* [Task statement]: Copy the data below exactly, omitting any picture it contains.
-- Begin Information supplied --
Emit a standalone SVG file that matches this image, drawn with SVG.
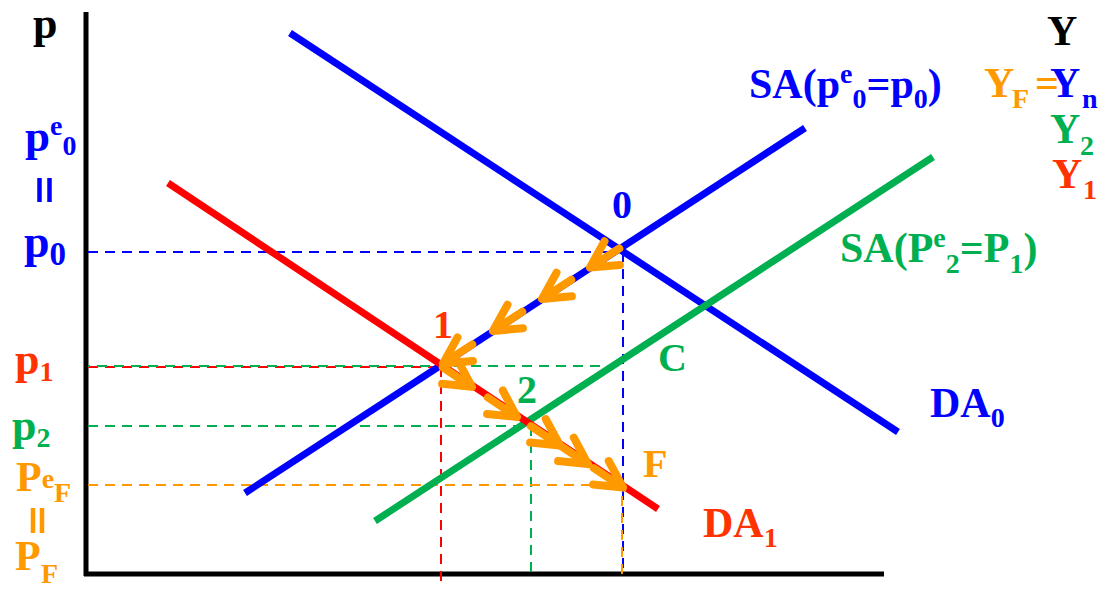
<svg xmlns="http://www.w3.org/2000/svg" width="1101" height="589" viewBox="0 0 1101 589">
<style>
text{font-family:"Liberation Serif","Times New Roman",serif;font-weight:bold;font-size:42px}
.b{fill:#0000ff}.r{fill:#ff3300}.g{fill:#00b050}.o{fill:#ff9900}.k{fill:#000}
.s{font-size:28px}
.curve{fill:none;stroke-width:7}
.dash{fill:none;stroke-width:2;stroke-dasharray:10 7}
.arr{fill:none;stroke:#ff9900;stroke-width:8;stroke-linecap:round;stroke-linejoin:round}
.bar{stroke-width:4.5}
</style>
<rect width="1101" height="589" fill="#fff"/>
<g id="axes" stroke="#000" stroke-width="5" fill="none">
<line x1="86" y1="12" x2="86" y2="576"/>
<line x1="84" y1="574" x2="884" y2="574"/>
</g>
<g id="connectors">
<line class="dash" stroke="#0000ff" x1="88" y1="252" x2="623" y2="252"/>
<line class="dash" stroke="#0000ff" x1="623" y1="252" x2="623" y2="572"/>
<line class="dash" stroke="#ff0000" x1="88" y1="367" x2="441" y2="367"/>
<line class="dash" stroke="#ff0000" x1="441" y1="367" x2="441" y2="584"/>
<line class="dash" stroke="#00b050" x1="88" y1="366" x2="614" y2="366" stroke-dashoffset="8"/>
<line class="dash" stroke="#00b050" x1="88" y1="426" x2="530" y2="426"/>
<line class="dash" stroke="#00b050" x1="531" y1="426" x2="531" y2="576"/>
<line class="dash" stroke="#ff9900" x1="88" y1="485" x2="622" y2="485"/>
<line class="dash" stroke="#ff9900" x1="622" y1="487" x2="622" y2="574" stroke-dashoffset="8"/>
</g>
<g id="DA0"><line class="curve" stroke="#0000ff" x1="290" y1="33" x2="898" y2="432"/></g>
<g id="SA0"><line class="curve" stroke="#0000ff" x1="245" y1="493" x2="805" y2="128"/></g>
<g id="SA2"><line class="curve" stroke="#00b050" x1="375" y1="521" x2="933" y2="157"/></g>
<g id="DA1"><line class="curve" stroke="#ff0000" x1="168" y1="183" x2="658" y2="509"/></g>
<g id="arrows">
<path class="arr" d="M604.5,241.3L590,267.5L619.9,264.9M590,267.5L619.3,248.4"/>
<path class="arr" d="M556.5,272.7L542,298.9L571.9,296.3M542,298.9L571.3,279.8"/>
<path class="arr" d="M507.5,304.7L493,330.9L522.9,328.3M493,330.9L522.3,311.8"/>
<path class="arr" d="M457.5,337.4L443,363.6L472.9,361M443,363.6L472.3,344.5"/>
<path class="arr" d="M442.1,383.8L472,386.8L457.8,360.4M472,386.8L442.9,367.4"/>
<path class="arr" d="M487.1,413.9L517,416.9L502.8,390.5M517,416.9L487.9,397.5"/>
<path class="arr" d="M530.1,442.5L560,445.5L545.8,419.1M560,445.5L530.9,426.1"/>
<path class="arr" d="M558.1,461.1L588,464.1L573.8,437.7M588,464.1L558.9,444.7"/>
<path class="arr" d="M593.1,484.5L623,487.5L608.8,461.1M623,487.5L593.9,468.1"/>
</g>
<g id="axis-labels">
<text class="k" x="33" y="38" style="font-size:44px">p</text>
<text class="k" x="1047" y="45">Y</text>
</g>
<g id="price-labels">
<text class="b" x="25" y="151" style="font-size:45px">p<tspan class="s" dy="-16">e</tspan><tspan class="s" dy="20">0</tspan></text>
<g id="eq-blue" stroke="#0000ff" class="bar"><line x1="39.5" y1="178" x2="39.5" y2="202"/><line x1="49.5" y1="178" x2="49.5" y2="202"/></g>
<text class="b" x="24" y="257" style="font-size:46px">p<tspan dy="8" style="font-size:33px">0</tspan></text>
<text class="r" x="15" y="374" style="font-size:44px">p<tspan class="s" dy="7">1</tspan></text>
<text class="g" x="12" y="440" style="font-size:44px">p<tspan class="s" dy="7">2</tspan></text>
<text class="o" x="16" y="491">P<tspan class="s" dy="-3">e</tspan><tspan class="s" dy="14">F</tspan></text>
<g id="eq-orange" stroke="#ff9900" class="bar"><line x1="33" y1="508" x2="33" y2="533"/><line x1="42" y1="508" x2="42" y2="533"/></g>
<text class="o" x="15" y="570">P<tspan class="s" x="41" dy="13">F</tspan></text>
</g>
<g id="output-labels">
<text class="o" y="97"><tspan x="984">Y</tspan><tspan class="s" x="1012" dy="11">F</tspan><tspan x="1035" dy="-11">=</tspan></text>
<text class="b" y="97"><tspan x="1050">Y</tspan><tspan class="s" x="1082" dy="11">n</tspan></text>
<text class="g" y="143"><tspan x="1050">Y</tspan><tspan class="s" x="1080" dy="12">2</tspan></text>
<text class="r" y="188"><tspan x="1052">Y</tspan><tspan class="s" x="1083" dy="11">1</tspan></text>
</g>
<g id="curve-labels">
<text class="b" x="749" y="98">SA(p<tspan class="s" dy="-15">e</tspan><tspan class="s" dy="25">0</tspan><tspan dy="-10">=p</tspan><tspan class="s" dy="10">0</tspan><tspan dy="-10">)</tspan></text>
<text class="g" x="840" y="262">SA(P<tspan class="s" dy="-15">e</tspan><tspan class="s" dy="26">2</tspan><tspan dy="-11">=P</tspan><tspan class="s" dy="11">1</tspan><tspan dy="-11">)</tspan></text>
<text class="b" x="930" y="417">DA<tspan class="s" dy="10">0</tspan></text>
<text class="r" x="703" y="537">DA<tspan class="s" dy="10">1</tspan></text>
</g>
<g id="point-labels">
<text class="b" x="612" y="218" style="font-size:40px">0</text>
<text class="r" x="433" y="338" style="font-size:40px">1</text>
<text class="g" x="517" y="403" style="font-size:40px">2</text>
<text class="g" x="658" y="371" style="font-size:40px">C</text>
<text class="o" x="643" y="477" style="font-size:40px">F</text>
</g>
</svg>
-- End Information supplied --
* [Response to the task]:
Emit a standalone SVG file that matches this image, drawn with SVG.
<svg xmlns="http://www.w3.org/2000/svg" width="1101" height="589" viewBox="0 0 1101 589">
<style>
text{font-family:"Liberation Serif","Times New Roman",serif;font-weight:bold;font-size:42px}
.b{fill:#0000ff}.r{fill:#ff3300}.g{fill:#00b050}.o{fill:#ff9900}.k{fill:#000}
.s{font-size:28px}
.curve{fill:none;stroke-width:7}
.dash{fill:none;stroke-width:2;stroke-dasharray:10 7}
.arr{fill:none;stroke:#ff9900;stroke-width:8;stroke-linecap:round;stroke-linejoin:round}
.bar{stroke-width:4.5}
</style>
<rect width="1101" height="589" fill="#fff"/>
<g id="axes" stroke="#000" stroke-width="5" fill="none">
<line x1="86" y1="12" x2="86" y2="576"/>
<line x1="84" y1="574" x2="884" y2="574"/>
</g>
<g id="connectors">
<line class="dash" stroke="#0000ff" x1="88" y1="252" x2="623" y2="252"/>
<line class="dash" stroke="#0000ff" x1="623" y1="252" x2="623" y2="572"/>
<line class="dash" stroke="#ff0000" x1="88" y1="367" x2="441" y2="367"/>
<line class="dash" stroke="#ff0000" x1="441" y1="367" x2="441" y2="584"/>
<line class="dash" stroke="#00b050" x1="88" y1="366" x2="614" y2="366" stroke-dashoffset="8"/>
<line class="dash" stroke="#00b050" x1="88" y1="426" x2="530" y2="426"/>
<line class="dash" stroke="#00b050" x1="531" y1="426" x2="531" y2="576"/>
<line class="dash" stroke="#ff9900" x1="88" y1="485" x2="622" y2="485"/>
<line class="dash" stroke="#ff9900" x1="622" y1="487" x2="622" y2="574" stroke-dashoffset="8"/>
</g>
<g id="DA0"><line class="curve" stroke="#0000ff" x1="290" y1="33" x2="898" y2="432"/></g>
<g id="SA0"><line class="curve" stroke="#0000ff" x1="245" y1="493" x2="805" y2="128"/></g>
<g id="SA2"><line class="curve" stroke="#00b050" x1="375" y1="521" x2="933" y2="157"/></g>
<g id="DA1"><line class="curve" stroke="#ff0000" x1="168" y1="183" x2="658" y2="509"/></g>
<g id="arrows">
<path class="arr" d="M604.5,241.3L590,267.5L619.9,264.9M590,267.5L619.3,248.4"/>
<path class="arr" d="M556.5,272.7L542,298.9L571.9,296.3M542,298.9L571.3,279.8"/>
<path class="arr" d="M507.5,304.7L493,330.9L522.9,328.3M493,330.9L522.3,311.8"/>
<path class="arr" d="M457.5,337.4L443,363.6L472.9,361M443,363.6L472.3,344.5"/>
<path class="arr" d="M442.1,383.8L472,386.8L457.8,360.4M472,386.8L442.9,367.4"/>
<path class="arr" d="M487.1,413.9L517,416.9L502.8,390.5M517,416.9L487.9,397.5"/>
<path class="arr" d="M530.1,442.5L560,445.5L545.8,419.1M560,445.5L530.9,426.1"/>
<path class="arr" d="M558.1,461.1L588,464.1L573.8,437.7M588,464.1L558.9,444.7"/>
<path class="arr" d="M593.1,484.5L623,487.5L608.8,461.1M623,487.5L593.9,468.1"/>
</g>
<g id="axis-labels">
<text class="k" x="33" y="38" style="font-size:44px">p</text>
<text class="k" x="1047" y="45">Y</text>
</g>
<g id="price-labels">
<text class="b" x="25" y="151" style="font-size:45px">p<tspan class="s" dy="-16">e</tspan><tspan class="s" dy="20">0</tspan></text>
<g id="eq-blue" stroke="#0000ff" class="bar"><line x1="39.5" y1="178" x2="39.5" y2="202"/><line x1="49.5" y1="178" x2="49.5" y2="202"/></g>
<text class="b" x="24" y="257" style="font-size:46px">p<tspan dy="8" style="font-size:33px">0</tspan></text>
<text class="r" x="15" y="374" style="font-size:44px">p<tspan class="s" dy="7">1</tspan></text>
<text class="g" x="12" y="440" style="font-size:44px">p<tspan class="s" dy="7">2</tspan></text>
<text class="o" x="16" y="491">P<tspan class="s" dy="-3">e</tspan><tspan class="s" dy="14">F</tspan></text>
<g id="eq-orange" stroke="#ff9900" class="bar"><line x1="33" y1="508" x2="33" y2="533"/><line x1="42" y1="508" x2="42" y2="533"/></g>
<text class="o" x="15" y="570">P<tspan class="s" x="41" dy="13">F</tspan></text>
</g>
<g id="output-labels">
<text class="o" y="97"><tspan x="984">Y</tspan><tspan class="s" x="1012" dy="11">F</tspan><tspan x="1035" dy="-11">=</tspan></text>
<text class="b" y="97"><tspan x="1050">Y</tspan><tspan class="s" x="1082" dy="11">n</tspan></text>
<text class="g" y="143"><tspan x="1050">Y</tspan><tspan class="s" x="1080" dy="12">2</tspan></text>
<text class="r" y="188"><tspan x="1052">Y</tspan><tspan class="s" x="1083" dy="11">1</tspan></text>
</g>
<g id="curve-labels">
<text class="b" x="749" y="98">SA(p<tspan class="s" dy="-15">e</tspan><tspan class="s" dy="25">0</tspan><tspan dy="-10">=p</tspan><tspan class="s" dy="10">0</tspan><tspan dy="-10">)</tspan></text>
<text class="g" x="840" y="262">SA(P<tspan class="s" dy="-15">e</tspan><tspan class="s" dy="26">2</tspan><tspan dy="-11">=P</tspan><tspan class="s" dy="11">1</tspan><tspan dy="-11">)</tspan></text>
<text class="b" x="930" y="417">DA<tspan class="s" dy="10">0</tspan></text>
<text class="r" x="703" y="537">DA<tspan class="s" dy="10">1</tspan></text>
</g>
<g id="point-labels">
<text class="b" x="612" y="218" style="font-size:40px">0</text>
<text class="r" x="433" y="338" style="font-size:40px">1</text>
<text class="g" x="517" y="403" style="font-size:40px">2</text>
<text class="g" x="658" y="371" style="font-size:40px">C</text>
<text class="o" x="643" y="477" style="font-size:40px">F</text>
</g>
</svg>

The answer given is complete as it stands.